Agora, a ação será jurídica
Ora, todas as sete autoridades que compõem a CAAIS receberam o Dossiê, inclusive o ministro da Defesa, doutor Nelson Jobim. Se não o leram para saber como proceder quanto aos documentos ufológicos, pelo menos seus assessores o fizeram. Caso contrário, o AN ficaria sem as pastas enviadas. Estas autoridades foram constituídas para deliberarem em situações como esta, e a Comissão Brasileira de Ufólogos (CBU) as acionou com base no estado de direito praticado na República, obedecendo a ordem instituída. Ou seja, primeiro pedimos a documentação para quem a possui, mas se nossa solicitação não é atendida – ou se é atendida em parte, como foi o caso –, é nosso direito partir para a Justiça. O que o Ministério da Defesa fez – com a anuência da Casa Civil ou não – foi negar nosso direito de acesso aos documentos, como determina a referida lei, enviando cópias de itens sem importância ao AN. Além disso, não disponibilizou tudo o que está com prazo de sigilo vencido, principalmente os documentos da Operação Prato e da Noite Oficial dos UFOs no Brasil. Para acabar de vez com nossa paciência, o Ministério não mandou nada, absolutamente nada, do Exército e da Marinha.
Diante do lamentável fato constatado, a única coisa que a Casa Civil da Presidência da República pode fazer agora, depois de tanto tempo de espera e do cumprimento inapropriado da Lei 11.111/2005, é nos dar uma explicação sobre o ato falho de uma de suas casas subordinadas, o Ministério da Defesa. O servidor responsável por nosso processo na Sub-Chefia de Assuntos Jurídicos da Casa Civil (SAJ), doutor Marivaldo Pereira, informou que providenciaria a citação oficial da liberação parcial dos documentos pedidos, a ser enviada aos endereços dos membros da Comissão Brasileira de Ufólogos (CBU). Ao mesmo tempo, prometeu que buscaria, em nova diligência, explicações para a falta da maioria dos outros documentos citados no Dossiê. Contudo, no entendimento unânime dos membros da CBU, tal explicação, mesmo que venha rápido, não impede que continuemos o nosso trabalho. E ele agora não tem outro rumo senão a invocação da Justiça, por meio de um mandado de segurança coletivo.
Neste novo momento da campanha UFOs: Liberdade de Informação Já, seremos mais ordeiros, prudentes e cautelosos do que já fomos, se é que isso é possível. Mas não dá para a Comunidade Ufológica Brasileira ficar ainda mais impassível diante dos fatos e da falta de interesse do Governo com a questão. Depois destes episódios, o mandado de segurança coletivo seguirá ao Supremo Tribunal Federal (STF), abastecido de mais provas do descumprimento da lei por parte da Casa Civil.
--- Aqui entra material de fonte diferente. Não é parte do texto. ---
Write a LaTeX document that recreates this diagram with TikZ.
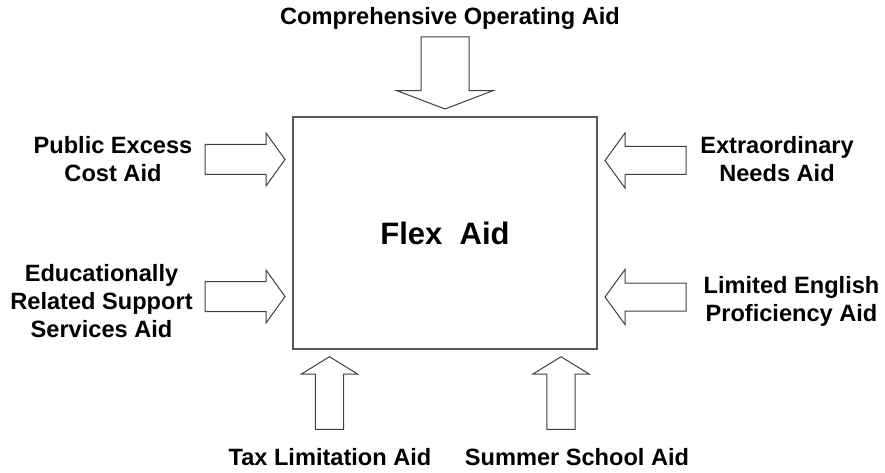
\documentclass[tikz,border=0pt]{standalone}
\usepackage{fontspec}
\setmainfont{Liberation Sans}
\begin{document}
\begin{tikzpicture}[x=1pt,y=-1pt,
  lbl/.style={font=\fontsize{23.6}{28}\selectfont\bfseries, align=center, inner sep=0pt},
  barrow/.style={draw=black!75, line width=1pt, fill=white, line join=miter}]
\useasboundingbox (0,0) rectangle (885,473);
\node[draw=black!65, line width=1.3pt, minimum width=304pt, minimum height=232pt, inner sep=0pt,
      font=\fontsize{31}{36}\selectfont\bfseries] (flex) at (445,233) {Flex\ \ Aid};
% labels
\node[lbl, anchor=base] (comp) at (450,25) {Comprehensive Operating Aid};
\node[lbl] (pub) at (113,159) {Public Excess\\Cost Aid};
\node[lbl] (ext) at (777,159) {Extraordinary\\Needs Aid};
\node[lbl] (edu) at (101.5,301.5) {Educationally\\Related Support\\Services Aid};
\node[lbl] (lep) at (791.5,301) {Limited English\\Proficiency Aid};
\node[lbl, anchor=base] (tax) at (330,465) {Tax Limitation Aid};
\node[lbl, anchor=base] (sum) at (577,465) {Summer School Aid};
% top arrow
\draw[barrow] (421,37) -- (469,37) -- (469,90.7) -- (493,90.7) -- (445,109) -- (397,90.7) -- (421,90.7) -- cycle;
% left arrows
\foreach \c in {159.5,296.5}{
  \draw[barrow] (205,\c-15) -- (266,\c-15) -- (266,\c-26.5) -- (285,\c) -- (266,\c+26.5) -- (266,\c+15) -- (205,\c+15) -- cycle;
}
% right arrows
\foreach \c in {160.5,297}{
  \draw[barrow] (686,\c-14) -- (625,\c-14) -- (625,\c-27.5) -- (605,\c) -- (625,\c+27.5) -- (625,\c+14) -- (686,\c+14) -- cycle;
}
% bottom arrows
\foreach \c in {329.5,561}{
  \draw[barrow] (\c-14.2,429.3) -- (\c-14.2,374) -- (\c-28,374) -- (\c,356.7) -- (\c+28,374) -- (\c+14.2,374) -- (\c+14.2,429.3) -- cycle;
}
\end{tikzpicture}
\end{document}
Isso deverá desagradar a ministra titular do órgão, Dilma Rousseff, visto que o documento só pode ser contra ela, ainda que aqueles que tenham provocado tal situação foram os subordinados do ministro Jobim, que, por sua vez, está subordinado a ela. Pelo jeito, a campanha da candidata do Governo à Presidência vai começar com o pé esquerdo, sendo acusada de descumprimento da lei.